Write out the opening lines of the data word for word, up to and including the line with "ax.set_xlim(1950, 2014.9)", and leave every picture and every later line out.

>>>

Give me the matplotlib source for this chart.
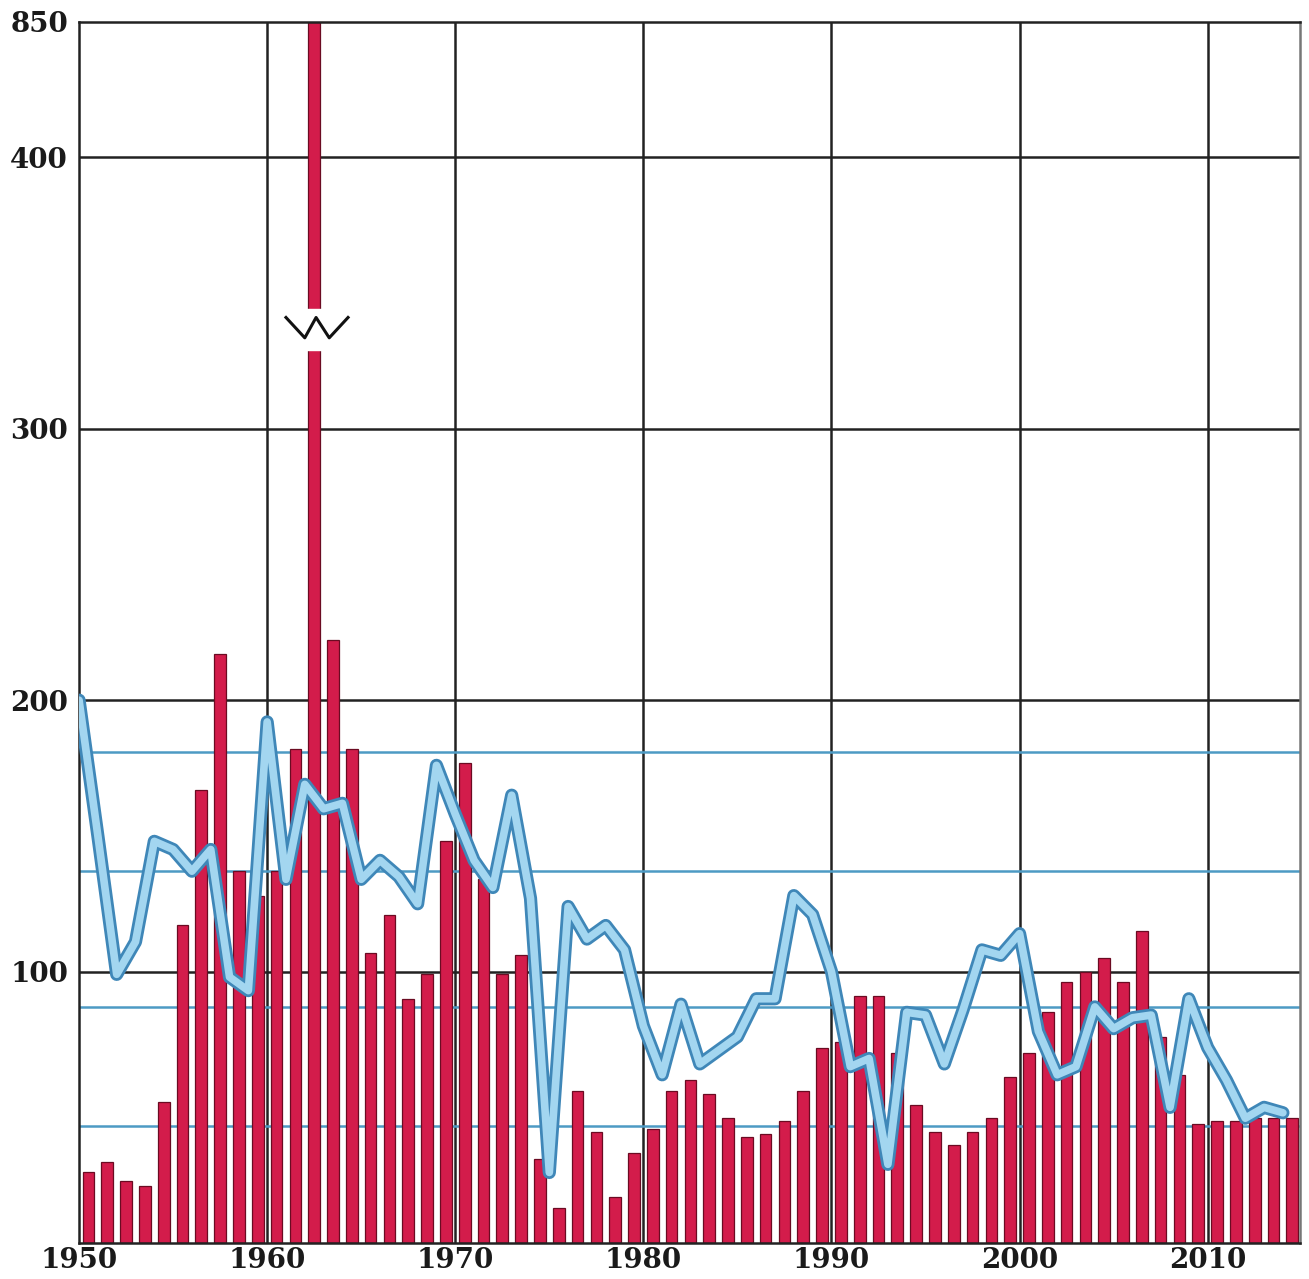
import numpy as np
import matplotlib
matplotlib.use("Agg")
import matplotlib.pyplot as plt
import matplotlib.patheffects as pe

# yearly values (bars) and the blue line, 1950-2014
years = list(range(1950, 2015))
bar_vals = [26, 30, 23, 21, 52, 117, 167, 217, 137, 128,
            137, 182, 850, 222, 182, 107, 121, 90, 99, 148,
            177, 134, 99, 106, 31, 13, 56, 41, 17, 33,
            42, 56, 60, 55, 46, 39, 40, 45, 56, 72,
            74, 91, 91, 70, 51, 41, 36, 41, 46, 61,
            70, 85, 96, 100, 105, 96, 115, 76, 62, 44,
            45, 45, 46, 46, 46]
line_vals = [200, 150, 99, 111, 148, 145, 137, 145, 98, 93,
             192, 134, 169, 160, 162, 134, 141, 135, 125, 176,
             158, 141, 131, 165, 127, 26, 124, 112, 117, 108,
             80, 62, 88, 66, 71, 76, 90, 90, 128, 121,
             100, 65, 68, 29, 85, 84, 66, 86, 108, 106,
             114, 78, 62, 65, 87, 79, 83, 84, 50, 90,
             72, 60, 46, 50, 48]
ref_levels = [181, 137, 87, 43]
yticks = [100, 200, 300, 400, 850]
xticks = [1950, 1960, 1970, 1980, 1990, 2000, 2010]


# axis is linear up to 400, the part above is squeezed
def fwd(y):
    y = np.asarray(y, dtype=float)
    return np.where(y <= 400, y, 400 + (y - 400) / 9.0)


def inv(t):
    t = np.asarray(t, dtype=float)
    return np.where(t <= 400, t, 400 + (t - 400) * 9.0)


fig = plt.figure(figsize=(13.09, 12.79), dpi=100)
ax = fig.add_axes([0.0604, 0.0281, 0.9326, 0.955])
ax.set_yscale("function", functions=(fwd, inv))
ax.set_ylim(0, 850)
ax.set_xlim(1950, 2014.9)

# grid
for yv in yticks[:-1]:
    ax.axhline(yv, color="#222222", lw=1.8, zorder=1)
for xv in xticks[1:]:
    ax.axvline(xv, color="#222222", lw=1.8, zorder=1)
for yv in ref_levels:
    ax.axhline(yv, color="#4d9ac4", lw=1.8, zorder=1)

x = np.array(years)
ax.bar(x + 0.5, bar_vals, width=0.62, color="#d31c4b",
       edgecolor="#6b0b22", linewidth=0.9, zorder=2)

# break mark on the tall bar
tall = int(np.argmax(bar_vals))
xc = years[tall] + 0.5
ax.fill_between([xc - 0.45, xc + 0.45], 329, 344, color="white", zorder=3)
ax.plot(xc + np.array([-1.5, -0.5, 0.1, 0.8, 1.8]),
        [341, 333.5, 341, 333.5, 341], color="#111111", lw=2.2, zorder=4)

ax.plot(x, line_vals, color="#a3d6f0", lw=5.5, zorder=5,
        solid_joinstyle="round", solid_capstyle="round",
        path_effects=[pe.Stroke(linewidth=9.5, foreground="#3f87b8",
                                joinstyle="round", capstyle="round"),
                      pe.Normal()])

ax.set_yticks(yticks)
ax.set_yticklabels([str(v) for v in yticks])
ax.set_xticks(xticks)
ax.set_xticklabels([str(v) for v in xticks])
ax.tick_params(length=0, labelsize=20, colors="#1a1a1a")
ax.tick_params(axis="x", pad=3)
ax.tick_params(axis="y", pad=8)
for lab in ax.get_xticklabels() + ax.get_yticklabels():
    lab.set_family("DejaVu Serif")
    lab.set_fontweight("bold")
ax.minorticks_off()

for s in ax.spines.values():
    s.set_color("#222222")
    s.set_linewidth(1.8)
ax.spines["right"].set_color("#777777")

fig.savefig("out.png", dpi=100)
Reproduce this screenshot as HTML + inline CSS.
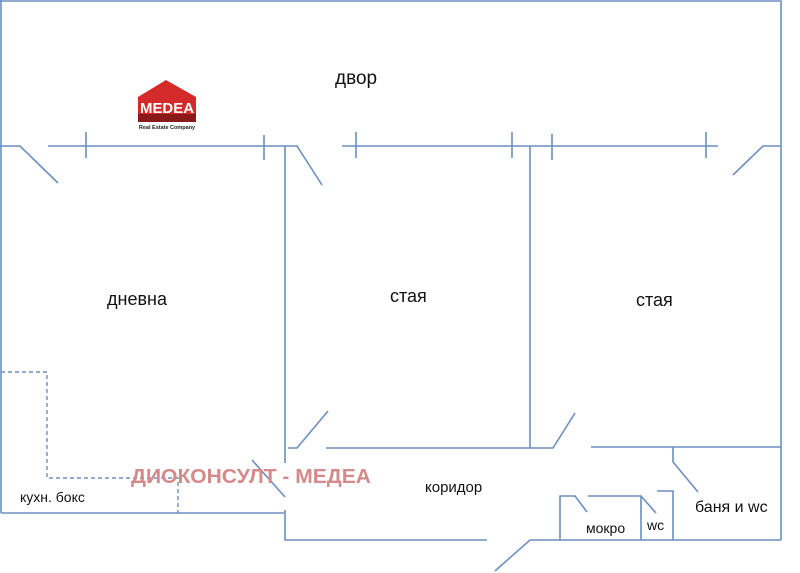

<<<

* **Written response**
Give me the matplotlib source for this chart.
import numpy as np
import matplotlib
matplotlib.use("Agg")
import matplotlib.pyplot as plt
import matplotlib.patheffects as pe

# yearly values (bars) and the blue line, 1950-2014
years = list(range(1950, 2015))
bar_vals = [26, 30, 23, 21, 52, 117, 167, 217, 137, 128,
            137, 182, 850, 222, 182, 107, 121, 90, 99, 148,
            177, 134, 99, 106, 31, 13, 56, 41, 17, 33,
            42, 56, 60, 55, 46, 39, 40, 45, 56, 72,
            74, 91, 91, 70, 51, 41, 36, 41, 46, 61,
            70, 85, 96, 100, 105, 96, 115, 76, 62, 44,
            45, 45, 46, 46, 46]
line_vals = [200, 150, 99, 111, 148, 145, 137, 145, 98, 93,
             192, 134, 169, 160, 162, 134, 141, 135, 125, 176,
             158, 141, 131, 165, 127, 26, 124, 112, 117, 108,
             80, 62, 88, 66, 71, 76, 90, 90, 128, 121,
             100, 65, 68, 29, 85, 84, 66, 86, 108, 106,
             114, 78, 62, 65, 87, 79, 83, 84, 50, 90,
             72, 60, 46, 50, 48]
ref_levels = [181, 137, 87, 43]
yticks = [100, 200, 300, 400, 850]
xticks = [1950, 1960, 1970, 1980, 1990, 2000, 2010]


# axis is linear up to 400, the part above is squeezed
def fwd(y):
    y = np.asarray(y, dtype=float)
    return np.where(y <= 400, y, 400 + (y - 400) / 9.0)


def inv(t):
    t = np.asarray(t, dtype=float)
    return np.where(t <= 400, t, 400 + (t - 400) * 9.0)


fig = plt.figure(figsize=(13.09, 12.79), dpi=100)
ax = fig.add_axes([0.0604, 0.0281, 0.9326, 0.955])
ax.set_yscale("function", functions=(fwd, inv))
ax.set_ylim(0, 850)
ax.set_xlim(1950, 2014.9)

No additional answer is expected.